Director Joann Green Breuer is a bit vague when it comes to describing the themes at work in her Vineyard Playhouse performance of the Brian Friel play Faith Healer. It’s not that she’s trying to be evasive, it’s just that the subject matter itself is sometimes vague, subjective and difficult to describe.

“It’s a play of memory and imagination, and it’s really up to everyone to decide what is memory, and what is imagination. We all remember things the way we want to remember them,” said Ms. Breuer, in between rehearsals yesterday.

The play consists of three central characters, and no supporting roles. And according to Ms. Breuer, each role is of equal importance to the story, though the play’s title refers to the avocation of one character. The others are the faith healer’s manager, and his wife. Or maybe she’s not his wife. Ms. Breuer refers to her, free of names and titles, as “a woman.”

“It’s a play about love,” she said, searching for the proper descriptors. “Married love, and the love of art ... And this play has nothing to do with any particular faith, but just with the notion of faith itself. I also find the language incredibly rich,” Ms. Breuer said of this earlier, experimental work by the Irish dramatist who also wrote Dancing at Lughnasa.

There’s also a social relevance to the subject of faith. “Certainly the notion of faith is pretty much in the air these days,” she said.

For all of the mystery surrounding the story and its themes, Ms. Breuer said the play should appeal to a diverse audience. She has had Faith Healer on her mind as a potential playhouse production for years. “It was not until I had these actors that I realized we would be able to do it, because it really takes actors who have the humor and the heart to handle it,” she said.
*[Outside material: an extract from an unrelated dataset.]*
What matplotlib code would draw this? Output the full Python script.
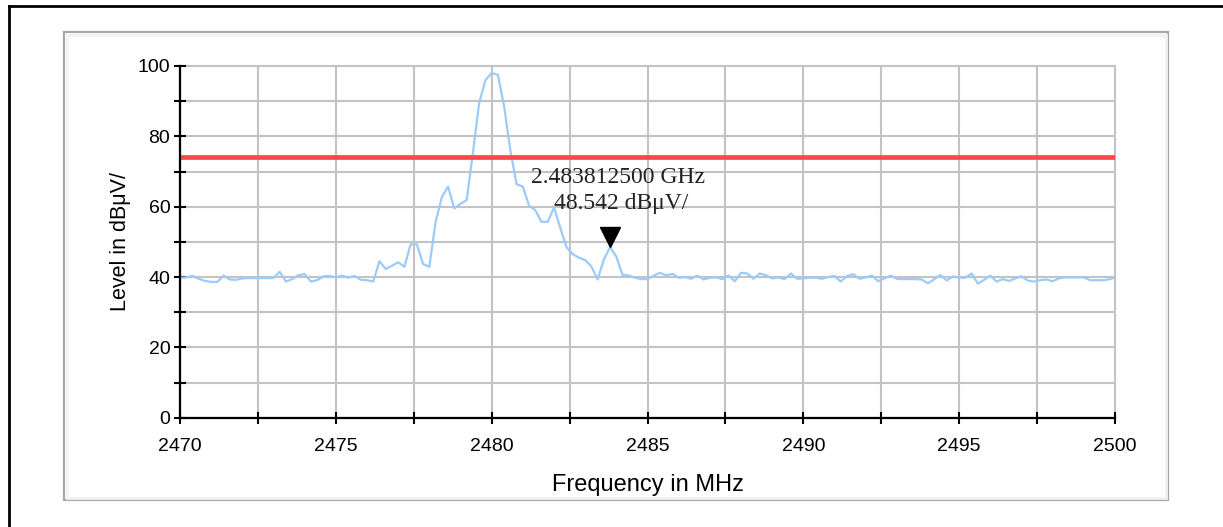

The three-part cast is made up of two actors with playhouse experience, and one who’s enjoying his first run on the Vineyard. Paul O’Brien, who plays the faith healer, and Sandra Shipley, who plays the woman, both acted under Ms. Breuer’s direction in Retreat From Moscow, and Ms. Shipley in another play, Fighting Words, as well. Both actors keep busy in productions staged in both New York and Boston and have traveled extensively across the country for different roles. Gerry Maher, who hails from upstate New York and plays the manager, is new to the Island, and he was a little bit harder to nail down. “He’s permanently in demand in Buffalo [New York], so we were really, really lucky that he was free at this time,” Ms. Breuer said.

She admitted that the crew has had a fairly short rehearsal period for Faith Healer, which previews on Thursday and Friday nights at 7:30, and officially opens on Saturday with a 7:30 p.m. show. But that doesn’t mean it’s not ready to roll out. “I was in contact with all the actors before we actually met at the theatre,” said Ms. Breuer. “I feel that it is our obligation to be ready for anyone who chooses to pay to come to see us. We have no right not to be ready.”

And she doesn’t fall back on her reputation in the theatre world for success. “One is only as good as what the audience is seeing right now. You can’t say, well, because you did something good in the past, therefore you have a right not to do something good now,” said Ms. Breuer. “It’s really important that every piece is treated with the same dignity, intelligence, intensity and love that every other piece is.”

Besides, the wheels have been turning on this play for years. When asked how long she’s been working on a particular play, the answer is always, “my entire life, plus this rehearsal period,” said Ms. Breuer. “That’s pretty much how I feel... I’ve been in theatre for many, many years. Everything one has done one brings to the piece.”

Ms. Breuer got her start as an actor in college, but quickly decided she didn’t have the talent for the job. “I would look around and say, ‘Wow, they’re all so good, what am I doing here?’” she said.

Instead, she tried directing, and she has stuck with it ever since. She went on to become an artistic director at a critically acclaimed theatre in Cambridge called the Cambridge Ensemble, and later taught acting and became faculty advisor to the student experimental theatre at Harvard University.

And now, she’s a 14-year veteran at the Vineyard Playhouse, after a fellow director’s recommendation first connected her with artistic director M.J. Bruder Munafo. After directing a single play, Ms. Bruder Munafo asked Ms. Breuer if she’d be willing to take on the roll of artistic associate at the playhouse, which she gladly accepted. She’s been directing here ever since, dividing her time between her home in West Tisbury and her travels abroad. Her husband, who is Hungarian, has family in London, so that’s where they land most of the time. But for four solid months in the summer, and scattered dates throughout the winter, she’s on the Vineyard, using “every excuse I can to stay,” she said. “It’s very hard for me to leave the Island.”

It’s hard for lots of people to leave the Island, which is why she said the end of the summer season is the perfect time to stage Faith Healer. “It’s a lovely way to close the summer because the play has to do with memory, [and ] one can reflect on the summer here. There is an element of that, a kind of sweetness,” she said. “One is reflecting on things that have happened.”